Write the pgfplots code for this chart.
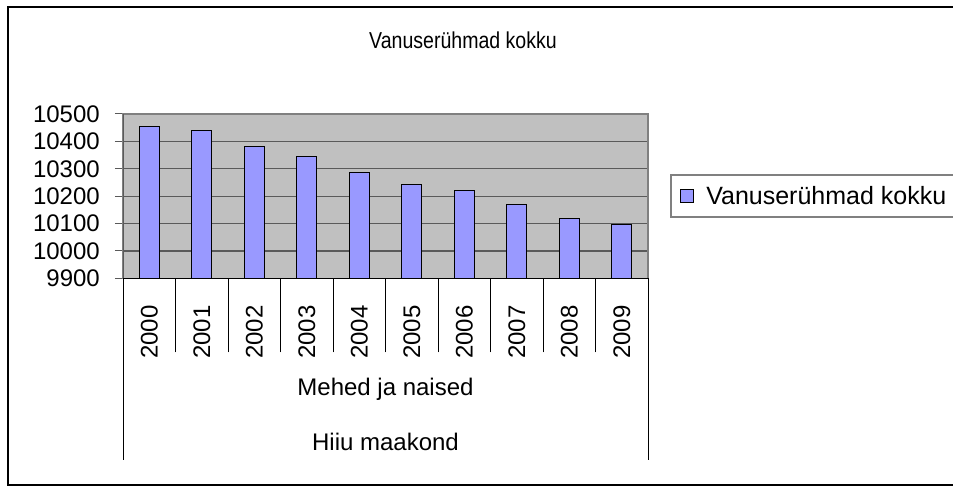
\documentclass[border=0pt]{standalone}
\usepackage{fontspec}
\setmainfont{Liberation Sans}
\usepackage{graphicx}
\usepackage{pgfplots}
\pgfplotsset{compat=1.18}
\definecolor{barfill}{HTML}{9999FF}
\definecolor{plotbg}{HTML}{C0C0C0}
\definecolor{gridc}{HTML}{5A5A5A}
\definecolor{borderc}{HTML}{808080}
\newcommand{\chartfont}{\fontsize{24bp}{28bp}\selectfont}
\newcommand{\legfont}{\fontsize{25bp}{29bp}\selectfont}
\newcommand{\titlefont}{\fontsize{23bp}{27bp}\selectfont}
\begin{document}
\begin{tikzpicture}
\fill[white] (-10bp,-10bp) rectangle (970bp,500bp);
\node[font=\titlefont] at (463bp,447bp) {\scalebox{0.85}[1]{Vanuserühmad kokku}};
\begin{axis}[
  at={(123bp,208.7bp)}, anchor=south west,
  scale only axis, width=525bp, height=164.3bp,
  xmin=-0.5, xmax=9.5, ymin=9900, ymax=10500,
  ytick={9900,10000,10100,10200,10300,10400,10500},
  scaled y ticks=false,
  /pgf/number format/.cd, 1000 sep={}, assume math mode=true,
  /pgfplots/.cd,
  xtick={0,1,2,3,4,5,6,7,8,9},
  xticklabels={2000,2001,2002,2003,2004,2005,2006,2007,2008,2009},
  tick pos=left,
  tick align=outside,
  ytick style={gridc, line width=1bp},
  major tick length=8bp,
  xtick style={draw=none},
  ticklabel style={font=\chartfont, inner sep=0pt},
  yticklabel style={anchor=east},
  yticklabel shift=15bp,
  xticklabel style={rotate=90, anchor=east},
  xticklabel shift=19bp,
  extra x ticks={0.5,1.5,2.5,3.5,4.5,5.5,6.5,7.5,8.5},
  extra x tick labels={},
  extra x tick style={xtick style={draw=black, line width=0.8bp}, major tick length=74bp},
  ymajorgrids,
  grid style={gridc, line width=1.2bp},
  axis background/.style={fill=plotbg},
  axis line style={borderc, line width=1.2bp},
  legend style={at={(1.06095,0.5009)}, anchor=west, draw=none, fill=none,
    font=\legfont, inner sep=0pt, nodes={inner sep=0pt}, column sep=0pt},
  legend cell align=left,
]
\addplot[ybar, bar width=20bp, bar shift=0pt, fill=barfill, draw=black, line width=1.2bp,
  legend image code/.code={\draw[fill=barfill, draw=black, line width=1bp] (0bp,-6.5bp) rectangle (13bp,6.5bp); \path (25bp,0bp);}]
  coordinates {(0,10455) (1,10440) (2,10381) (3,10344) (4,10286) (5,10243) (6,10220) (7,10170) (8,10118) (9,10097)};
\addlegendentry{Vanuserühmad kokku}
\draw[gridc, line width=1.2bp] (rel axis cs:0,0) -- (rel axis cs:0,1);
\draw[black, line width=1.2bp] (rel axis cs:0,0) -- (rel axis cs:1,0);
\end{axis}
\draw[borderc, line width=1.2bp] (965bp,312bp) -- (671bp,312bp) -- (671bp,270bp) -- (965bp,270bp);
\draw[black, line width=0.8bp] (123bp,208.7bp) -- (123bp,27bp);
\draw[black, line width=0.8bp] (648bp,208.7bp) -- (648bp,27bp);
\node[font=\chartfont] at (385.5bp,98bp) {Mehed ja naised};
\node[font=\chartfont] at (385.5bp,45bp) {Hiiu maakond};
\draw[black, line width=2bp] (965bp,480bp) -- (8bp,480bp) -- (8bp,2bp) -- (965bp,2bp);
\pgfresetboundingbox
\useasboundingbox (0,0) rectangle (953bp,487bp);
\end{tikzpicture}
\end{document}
____
WHAT TO PRODUCE.
Copy the listing exactly. Any image in it stays out of the copy.

WORKED SOLUTION.
Write the pgfplots code for this chart.
\documentclass[border=0pt]{standalone}
\usepackage{fontspec}
\setmainfont{Liberation Sans}
\usepackage{graphicx}
\usepackage{pgfplots}
\pgfplotsset{compat=1.18}
\definecolor{barfill}{HTML}{9999FF}
\definecolor{plotbg}{HTML}{C0C0C0}
\definecolor{gridc}{HTML}{5A5A5A}
\definecolor{borderc}{HTML}{808080}
\newcommand{\chartfont}{\fontsize{24bp}{28bp}\selectfont}
\newcommand{\legfont}{\fontsize{25bp}{29bp}\selectfont}
\newcommand{\titlefont}{\fontsize{23bp}{27bp}\selectfont}
\begin{document}
\begin{tikzpicture}
\fill[white] (-10bp,-10bp) rectangle (970bp,500bp);
\node[font=\titlefont] at (463bp,447bp) {\scalebox{0.85}[1]{Vanuserühmad kokku}};
\begin{axis}[
  at={(123bp,208.7bp)}, anchor=south west,
  scale only axis, width=525bp, height=164.3bp,
  xmin=-0.5, xmax=9.5, ymin=9900, ymax=10500,
  ytick={9900,10000,10100,10200,10300,10400,10500},
  scaled y ticks=false,
  /pgf/number format/.cd, 1000 sep={}, assume math mode=true,
  /pgfplots/.cd,
  xtick={0,1,2,3,4,5,6,7,8,9},
  xticklabels={2000,2001,2002,2003,2004,2005,2006,2007,2008,2009},
  tick pos=left,
  tick align=outside,
  ytick style={gridc, line width=1bp},
  major tick length=8bp,
  xtick style={draw=none},
  ticklabel style={font=\chartfont, inner sep=0pt},
  yticklabel style={anchor=east},
  yticklabel shift=15bp,
  xticklabel style={rotate=90, anchor=east},
  xticklabel shift=19bp,
  extra x ticks={0.5,1.5,2.5,3.5,4.5,5.5,6.5,7.5,8.5},
  extra x tick labels={},
  extra x tick style={xtick style={draw=black, line width=0.8bp}, major tick length=74bp},
  ymajorgrids,
  grid style={gridc, line width=1.2bp},
  axis background/.style={fill=plotbg},
  axis line style={borderc, line width=1.2bp},
  legend style={at={(1.06095,0.5009)}, anchor=west, draw=none, fill=none,
    font=\legfont, inner sep=0pt, nodes={inner sep=0pt}, column sep=0pt},
  legend cell align=left,
]
\addplot[ybar, bar width=20bp, bar shift=0pt, fill=barfill, draw=black, line width=1.2bp,
  legend image code/.code={\draw[fill=barfill, draw=black, line width=1bp] (0bp,-6.5bp) rectangle (13bp,6.5bp); \path (25bp,0bp);}]
  coordinates {(0,10455) (1,10440) (2,10381) (3,10344) (4,10286) (5,10243) (6,10220) (7,10170) (8,10118) (9,10097)};
\addlegendentry{Vanuserühmad kokku}
\draw[gridc, line width=1.2bp] (rel axis cs:0,0) -- (rel axis cs:0,1);
\draw[black, line width=1.2bp] (rel axis cs:0,0) -- (rel axis cs:1,0);
\end{axis}
\draw[borderc, line width=1.2bp] (965bp,312bp) -- (671bp,312bp) -- (671bp,270bp) -- (965bp,270bp);
\draw[black, line width=0.8bp] (123bp,208.7bp) -- (123bp,27bp);
\draw[black, line width=0.8bp] (648bp,208.7bp) -- (648bp,27bp);
\node[font=\chartfont] at (385.5bp,98bp) {Mehed ja naised};
\node[font=\chartfont] at (385.5bp,45bp) {Hiiu maakond};
\draw[black, line width=2bp] (965bp,480bp) -- (8bp,480bp) -- (8bp,2bp) -- (965bp,2bp);
\pgfresetboundingbox
\useasboundingbox (0,0) rectangle (953bp,487bp);
\end{tikzpicture}
\end{document}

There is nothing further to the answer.